Não deixa de ser curioso este exercício sobre os prognósticos destes três majores-generais, condenados na praça púbica, em várias circunstâncias, por delito de opinião. A seleção criteriosa dos excertos, à semelhança de outros devaneios críticos, apresenta a mesma impreparação e desconhecimento de outras tentativas de descrédito. Desmontarei a “realidade” inventada por MHE, apenas naquilo que na peça me diz respeito.
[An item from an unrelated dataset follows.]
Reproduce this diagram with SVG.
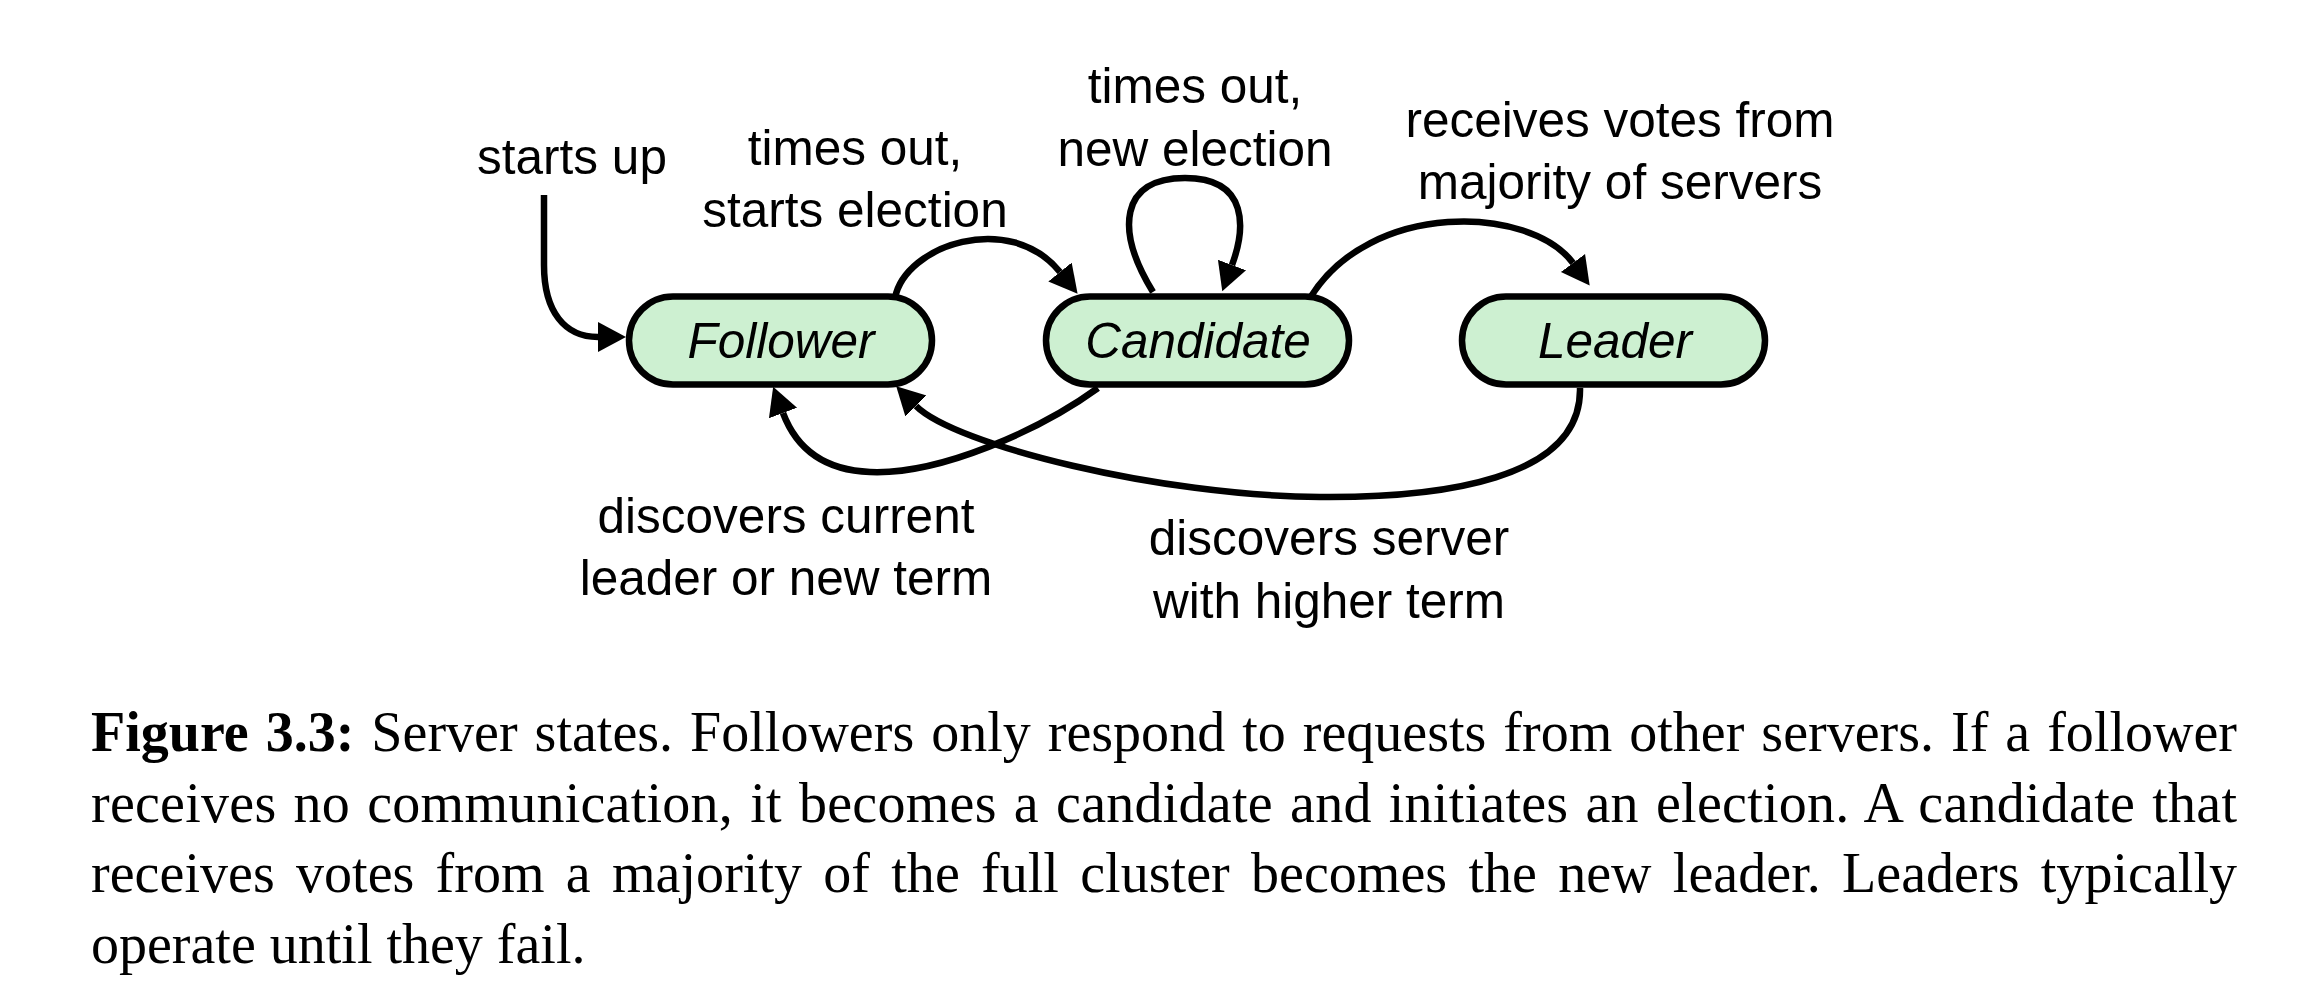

Eu disse (28 de fevereiro, CNN Portugal)

“[Sobre o apoio ocidental] é uma operação logística extremamente complexa e de resultados duvidosos, uma vez que as forças russas controlam os acessos a Kiev, neste caso em particular, e controlam as entradas no país. Tenho muitas dúvidas sobre o sucesso desta operação de apoio.”

MHE contrapõe:

“A operação de apoio foi bem-sucedida. A Rússia ainda não controla, um mês depois destas declarações, as entradas no país, nem controlou nunca todos os acessos em Kiev. Chegaram à Ucrânia drones Bayraktar TB2, misseis Stinger e Javelin, e. agora helicópteros Mi-17. Etc. Tudo somado, na ordem das dezenas de milhares.”

A minha resposta

MHE está confusa e baralhada. Uma coisa foi a ajuda militar proporcionada ao longo dos anos à Ucrânia, a partir de 2014, que serviu para se preparar para o confronto com os separatistas no Donbass (não é por acaso que aí se concentrou o grosso das suas forças), outra coisa é a ajuda militar proporcionada em pleno conflito, depois de iniciadas as hostilidades. O meu comentário refere-se ao segundo caso, a “realidade” de MHE refere-se não sei bem a quê. Talvez ao primeiro. “A operação de apoio foi bem-sucedida"? qual? a primeira ou a segunda? MHE sabe quantos helicopteros foram fornecidos à Ucrânia pelas potências estrangeiras depois de iniciadas as hostilidades? Se sabe, devia ter partilhado essa informação com os leitores. Ou é sim porque sim?!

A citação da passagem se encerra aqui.